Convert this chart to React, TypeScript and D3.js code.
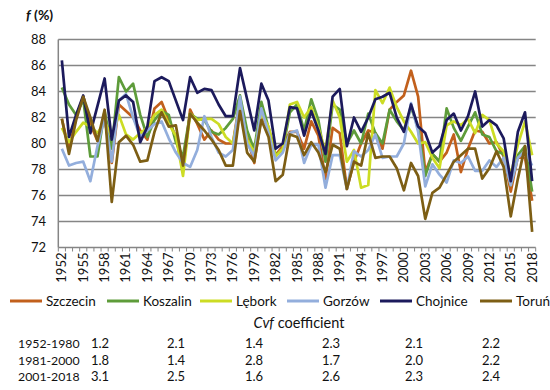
import React from "react";
import * as d3 from "d3";

const years = d3.range(1952, 2019);
const xTickLabels = ["1952","1955","1958","1961","1964","1967","1970","1973","1976","1979","1982","1985","1988","1991","1994","1997","2000","2003","2006","2009","2012","2015","2018"];
const yTicks = [72, 74, 76, 78, 80, 82, 84, 86, 88];

const szczecin = [
  81.9, 79.5, 82.0, 83.6, 81.5, 80.2, 82.0, 78.5, 83.0, 82.5,
  82.0, 81.0, 80.3, 82.7, 83.2, 81.8, 80.5, 77.9, 82.6, 81.5,
  80.3, 81.0, 80.3, 80.0, 80.0, 83.4, 80.5, 78.5, 82.1, 81.2,
  79.1, 79.8, 80.9, 80.9, 79.6, 81.7, 80.6, 77.3, 81.2, 80.8,
  76.5, 78.6, 80.0, 81.0, 80.8, 79.6, 82.6, 83.2, 83.7, 85.6,
  83.6, 77.8, 79.2, 78.6, 79.3, 80.7, 77.8, 79.6, 81.0, 80.9,
  80.0, 80.1, 79.0, 76.3, 79.0, 78.9, 75.6];
const koszalin = [
  84.3, 83.0, 82.2, 83.4, 79.0, 79.0, 82.5, 79.6, 85.1, 84.0,
  84.6, 82.2, 80.5, 81.8, 82.5, 82.2, 80.1, 79.0, 82.3, 81.9,
  81.8, 80.9, 80.7, 81.2, 81.9, 83.7, 81.0, 79.5, 83.2, 81.2,
  79.1, 79.5, 82.4, 83.0, 81.0, 83.4, 81.8, 78.6, 83.0, 82.6,
  80.0, 81.0, 80.0, 82.3, 80.8, 80.0, 82.6, 81.7, 81.0, 82.8,
  81.2, 77.5, 79.2, 78.6, 82.7, 81.2, 80.2, 81.3, 82.4, 80.7,
  80.5, 79.4, 79.2, 76.8, 79.1, 79.8, 76.3];
const lebork = [
  81.2, 80.1, 80.9, 81.6, 81.3, 80.8, 81.7, 80.5, 82.2, 80.7,
  80.3, 80.8, 81.2, 82.2, 82.6, 81.5, 80.6, 77.5, 82.3, 81.8,
  81.9, 81.9, 81.5, 80.5, 80.0, 83.0, 80.3, 79.3, 82.3, 81.3,
  79.0, 79.6, 83.0, 83.2, 82.0, 82.8, 81.2, 79.4, 83.3, 82.0,
  78.6, 79.5, 76.6, 76.8, 84.1, 83.1, 84.3, 82.8, 81.7, 80.9,
  80.0, 80.1, 78.9, 78.1, 81.4, 81.7, 81.4, 81.9, 80.8, 82.2,
  81.8, 80.0, 79.4, 77.6, 79.9, 81.7, 79.1];
const gorzow = [
  79.6, 78.3, 78.5, 78.6, 77.1, 79.8, 82.0, 78.6, 83.3, 83.8,
  82.0, 80.5, 81.0, 81.5, 81.7, 80.4, 79.3, 78.5, 78.2, 79.5,
  82.1, 80.5, 79.3, 79.0, 79.5, 83.6, 80.0, 79.0, 82.7, 80.8,
  78.7, 79.3, 80.8, 81.0, 78.5, 79.9, 79.9, 76.6, 79.1, 79.1,
  76.5, 79.4, 79.0, 79.5, 80.7, 78.9, 79.0, 79.0, 80.0, 83.1,
  80.9, 76.7, 78.4, 77.6, 77.0, 78.7, 78.5, 79.0, 77.9, 77.9,
  78.7, 78.2, 78.9, 76.8, 78.9, 79.4, 78.3];
const chojnice = [
  86.4, 80.5, 82.2, 83.7, 80.8, 82.9, 85.0, 80.3, 83.3, 83.7,
  83.2, 80.1, 81.3, 84.8, 85.1, 84.8, 83.3, 81.8, 85.1, 83.9,
  84.2, 84.1, 83.0, 82.1, 82.1, 85.8, 83.4, 81.0, 84.6, 83.3,
  79.6, 80.0, 82.8, 82.7, 80.6, 82.5, 81.0, 79.2, 83.6, 84.2,
  79.8, 82.0, 80.9, 82.0, 83.4, 83.6, 83.9, 82.0, 80.9, 83.0,
  81.3, 80.8, 79.3, 79.8, 81.8, 82.3, 81.0, 82.1, 84.0, 81.3,
  81.8, 81.4, 80.4, 77.1, 80.9, 82.4, 77.1];
const torun = [
  81.9, 79.2, 81.8, 83.6, 82.0, 80.2, 82.6, 75.5, 80.1, 80.6,
  79.9, 78.6, 78.7, 80.9, 82.4, 81.3, 81.4, 78.3, 82.3, 81.6,
  81.0, 80.3, 79.5, 78.3, 78.3, 82.5, 79.3, 78.6, 81.8, 80.5,
  77.1, 77.6, 80.7, 80.5, 79.1, 80.1, 79.3, 77.8, 79.9, 79.6,
  76.5, 78.6, 78.3, 80.8, 78.9, 79.0, 79.0, 78.1, 76.4, 78.5,
  77.5, 74.2, 76.2, 76.6, 77.6, 78.6, 79.1, 79.6, 79.6, 77.3,
  78.1, 79.4, 78.2, 74.4, 77.3, 79.8, 73.2];

const stationNames = ["Szczecin", "Koszalin", "Lębork", "Gorzów", "Chojnice", "Toruń"];
const stationColors = ["#C2601C", "#5E9C3A", "#CCDC24", "#93AEDC", "#1C1A5C", "#7D5E14"];
const stationValues = [szczecin, koszalin, lebork, gorzow, chojnice, torun];

const periods = ["1952-1980", "1981-2000", "2001-2018"];
const cvfSzczecin = ["1.2", "1.8", "3.1"];
const cvfKoszalin = ["2.1", "1.4", "2.5"];
const cvfLebork = ["1.4", "2.8", "1.6"];
const cvfGorzow = ["2.3", "1.7", "2.6"];
const cvfChojnice = ["2.1", "2.0", "2.3"];
const cvfTorun = ["2.2", "2.2", "2.4"];
const cvfColumns = [cvfSzczecin, cvfKoszalin, cvfLebork, cvfGorzow, cvfChojnice, cvfTorun];

const FONT = "Lato, 'Open Sans', sans-serif";
const TXT = "#111";

export default function App() {
  const W = 550, H = 390;
  const left = 58.3, right = 535.7, top = 39.5, bottom = 247.5;
  const xBand = d3.scaleBand<number>().domain(years).range([left, right]).paddingInner(0).paddingOuter(0);
  const xc = (yr: number) => (xBand(yr) as number) + xBand.bandwidth() / 2;
  const y = d3.scaleLinear().domain([72, 88]).range([bottom, top]);
  const line = d3.line<number>().x((_, i) => xc(years[i])).y((d) => y(d));

  const legendX = [10, 107, 200, 287, 380, 480];
  const colX = [91, 167, 245, 322, 405, 482];
  const rowY = [348, 364.5, 381];

  return (
    <svg width={W} height={H} style={{ position: "absolute", left: 0, top: 0, background: "#fff" }} fontFamily={FONT}>
      <rect x={0} y={0} width={W} height={H} fill="#fff" />
      {yTicks.filter((t) => t > 72).map((t) => (
        <line key={t} x1={left} x2={right} y1={y(t)} y2={y(t)} stroke="#858585" strokeWidth={1.6} />
      ))}
      <line x1={left} x2={left} y1={top} y2={bottom} stroke="#858585" strokeWidth={1.5} />
      <line x1={left} x2={right} y1={bottom} y2={bottom} stroke="#858585" strokeWidth={1.5} />
      {years.concat([2019]).map((yr, i) => {
        const xx = left + i * xBand.step();
        return <line key={"t" + yr} x1={xx} x2={xx} y1={bottom} y2={bottom + 4} stroke="#858585" strokeWidth={1} />;
      })}
      {yTicks.map((t) => (
        <text key={"y" + t} x={46} y={y(t)} dy="0.36em" textAnchor="end" fontSize={13} fill={TXT}>{t}</text>
      ))}
      {xTickLabels.map((lab) => {
        const xx = xc(+lab);
        return (
          <text key={"x" + lab} transform={`translate(${xx + 4.5},${bottom + 5}) rotate(-90)`} textAnchor="end" fontSize={13} fill={TXT}>{lab}</text>
        );
      })}
      <text x={26} y={20} fontSize={14} fill={TXT} fontWeight="bold">
        <tspan fontStyle="italic">f</tspan>
        <tspan> (%)</tspan>
      </text>
      {stationValues.map((vals, k) => (
        <path key={stationNames[k]} d={line(vals) || ""} fill="none" stroke={stationColors[k]} strokeWidth={2.7} strokeLinejoin="round" />
      ))}
      {stationNames.map((n, k) => (
        <g key={"lg" + n}>
          <line x1={legendX[k]} x2={legendX[k] + 32} y1={301} y2={301} stroke={stationColors[k]} strokeWidth={3} />
          <text x={legendX[k] + 36} y={305.5} fontSize={13.5} fill={TXT}>{n}</text>
        </g>
      ))}
      <text x={299} y={328} textAnchor="middle" fontSize={14.5} fill={TXT}>
        <tspan fontStyle="italic">Cvf</tspan>
        <tspan> coefficient</tspan>
      </text>
      {periods.map((p, r) => (
        <g key={p}>
          <text x={18} y={rowY[r]} fontSize={12.3} fill={TXT}>{p}</text>
          {cvfColumns.map((col, c) => (
            <text key={c} x={colX[c]} y={rowY[r]} fontSize={13} fill={TXT}>{col[r]}</text>
          ))}
        </g>
      ))}
    </svg>
  );
}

####################

● **DIRECTIVE**
Report the number of lines of the listing above that hold the string "React", with no other text.

● **ANSWER IN FULL**
2